**DATA LINES**
* * *

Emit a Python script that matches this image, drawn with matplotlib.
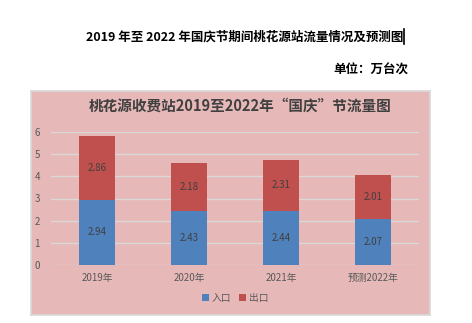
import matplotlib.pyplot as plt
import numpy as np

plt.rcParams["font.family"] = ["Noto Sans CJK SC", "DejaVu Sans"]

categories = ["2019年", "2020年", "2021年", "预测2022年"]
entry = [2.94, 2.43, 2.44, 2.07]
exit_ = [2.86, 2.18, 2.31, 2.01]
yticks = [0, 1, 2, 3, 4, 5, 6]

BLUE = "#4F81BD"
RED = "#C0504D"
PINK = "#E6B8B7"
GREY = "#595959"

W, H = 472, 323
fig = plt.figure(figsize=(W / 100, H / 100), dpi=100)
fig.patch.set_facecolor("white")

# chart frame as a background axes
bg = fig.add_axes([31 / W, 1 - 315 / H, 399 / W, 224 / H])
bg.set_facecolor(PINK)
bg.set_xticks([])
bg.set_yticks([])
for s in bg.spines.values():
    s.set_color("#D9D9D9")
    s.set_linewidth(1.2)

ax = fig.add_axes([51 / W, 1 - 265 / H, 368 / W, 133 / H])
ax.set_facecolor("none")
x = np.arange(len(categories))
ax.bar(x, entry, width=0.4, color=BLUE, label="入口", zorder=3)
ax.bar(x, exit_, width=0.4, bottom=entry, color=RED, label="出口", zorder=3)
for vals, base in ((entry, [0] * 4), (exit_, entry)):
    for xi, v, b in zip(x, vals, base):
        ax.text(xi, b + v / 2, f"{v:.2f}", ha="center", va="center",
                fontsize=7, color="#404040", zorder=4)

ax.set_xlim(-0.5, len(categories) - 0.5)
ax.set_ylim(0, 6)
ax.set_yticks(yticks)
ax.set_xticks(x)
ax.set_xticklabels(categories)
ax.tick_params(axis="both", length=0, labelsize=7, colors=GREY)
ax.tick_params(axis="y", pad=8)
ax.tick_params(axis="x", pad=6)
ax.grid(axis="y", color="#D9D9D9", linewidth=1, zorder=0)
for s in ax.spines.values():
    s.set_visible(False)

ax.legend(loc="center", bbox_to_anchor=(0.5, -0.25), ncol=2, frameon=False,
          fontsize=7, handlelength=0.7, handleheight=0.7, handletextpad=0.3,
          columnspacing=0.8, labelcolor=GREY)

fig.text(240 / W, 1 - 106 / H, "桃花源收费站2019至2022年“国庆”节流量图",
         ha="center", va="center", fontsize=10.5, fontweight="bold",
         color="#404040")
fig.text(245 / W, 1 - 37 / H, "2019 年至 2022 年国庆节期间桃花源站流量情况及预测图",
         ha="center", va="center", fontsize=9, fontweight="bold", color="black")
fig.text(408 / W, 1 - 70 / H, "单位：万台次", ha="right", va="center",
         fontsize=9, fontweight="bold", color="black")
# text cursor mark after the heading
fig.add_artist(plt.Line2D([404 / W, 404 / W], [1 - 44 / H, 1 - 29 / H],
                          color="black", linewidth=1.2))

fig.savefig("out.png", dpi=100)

* * *

**REQUEST**
For this exercise, gather every line of the data that contains the word "matplotlib".

**COMPLETE ANSWER**
Emit a Python script that matches this image, drawn with matplotlib.
import matplotlib.pyplot as plt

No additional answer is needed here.